AIM OF THE TASK: Copy every line of the entries that includes the word "with".
>> Start WORKING DATA
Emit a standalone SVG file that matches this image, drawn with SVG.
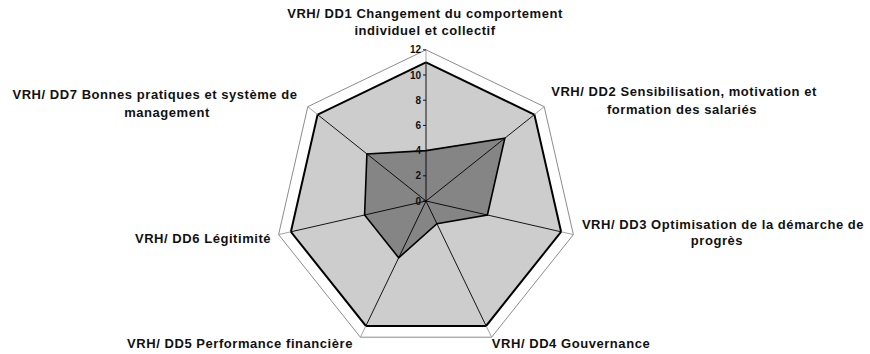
<svg xmlns="http://www.w3.org/2000/svg" width="870" height="354" viewBox="0 0 870 354">
<style>
.lbl{font-family:"Liberation Sans",Arial,sans-serif;font-weight:bold;font-size:13px;letter-spacing:0.55px;fill:#111;text-anchor:middle}
.tick{font-family:"Liberation Sans",Arial,sans-serif;font-weight:bold;font-size:10px;fill:#111;text-anchor:end}
.ring{fill:#fff;stroke:#8c8c8c;stroke-width:1}
.s1{fill:#cdcdcd;stroke:#000;stroke-width:2;stroke-linejoin:miter}
.s2{fill:#858585;stroke:#000;stroke-width:1.6;stroke-linejoin:miter}
.spk{stroke:#000;stroke-width:0.9;fill:none}
.spko{stroke:#999;stroke-width:0.9;fill:none}
</style>
<rect width="870" height="354" fill="#fff"/>
<g id="grid">
<polygon class="ring" points="426,49.8 544.2,106.7 573.4,234.6 491.6,337.2 360.4,337.2 278.6,234.6 307.8,106.7"/>
</g>
<g id="series1">
<polygon class="s1" points="426,62.4 534.4,114.6 561.1,231.8 486.1,325.9 365.9,325.9 290.9,231.8 317.6,114.6"/>
</g>
<g id="series2">
<polygon class="s2" points="426,150.6 504.8,138.2 487.4,215 436.9,223.7 398.7,257.8 364.6,215 366.9,153.9"/>
</g>
<g id="connectors">
<path class="spk" d="M426,201V62.4M426,201L534.4,114.6M426,201L561.1,231.8M426,201L486.1,325.9M426,201L365.9,325.9M426,201L290.9,231.8M426,201L317.6,114.6"/>
<path class="spko" d="M426,62.4V49.8M534.4,114.6L544.2,106.7M561.1,231.8L573.4,234.6M486.1,325.9L491.6,337.2M365.9,325.9L360.4,337.2M290.9,231.8L278.6,234.6M317.6,114.6L307.8,106.7"/>
<path class="spk" d="M423,201h3M423,175.8h3M423,150.6h3M423,125.4h3M423,100.2h3M423,75h3M423,49.8h3"/>
</g>
<g id="ticks">
<text class="tick" x="421" y="204.5">0</text>
<text class="tick" x="421" y="179.3">2</text>
<text class="tick" x="421" y="154.1">4</text>
<text class="tick" x="421" y="128.9">6</text>
<text class="tick" x="421" y="103.7">8</text>
<text class="tick" x="421" y="78.5">10</text>
<text class="tick" x="421" y="53.3">12</text>
</g>
<g id="DD1"><text class="lbl" x="425" y="18">VRH/ DD1 Changement du comportement</text><text class="lbl" x="425" y="35">individuel et collectif</text></g>
<g id="DD2"><text class="lbl" x="684" y="96">VRH/ DD2 Sensibilisation, motivation et</text><text class="lbl" x="682" y="114">formation des salariés</text></g>
<g id="DD3"><text class="lbl" x="723" y="229">VRH/ DD3 Optimisation de la démarche de</text><text class="lbl" x="717" y="245">progrès</text></g>
<g id="DD4"><text class="lbl" x="571" y="348">VRH/ DD4 Gouvernance</text></g>
<g id="DD5"><text class="lbl" x="240" y="348">VRH/ DD5 Performance financière</text></g>
<g id="DD6"><text class="lbl" x="203" y="243">VRH/ DD6 Légitimité</text></g>
<g id="DD7"><text class="lbl" x="155" y="99">VRH/ DD7 Bonnes pratiques et système de</text><text class="lbl" x="167" y="117">management</text></g>
</svg>
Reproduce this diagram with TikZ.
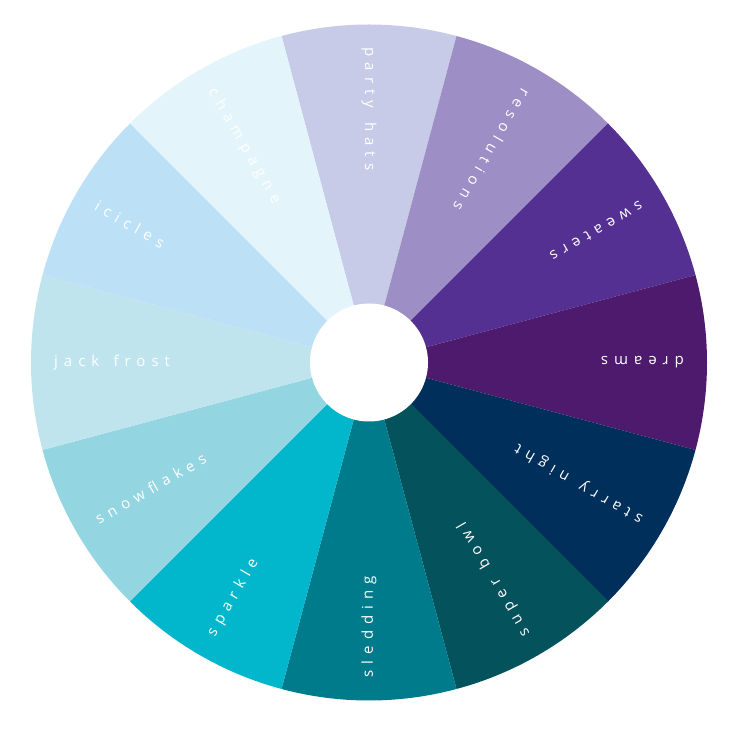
>> End WORKING DATA
THE COMPLETED TASK:
Emit a standalone SVG file that matches this image, drawn with SVG.
Reproduce this diagram with TikZ.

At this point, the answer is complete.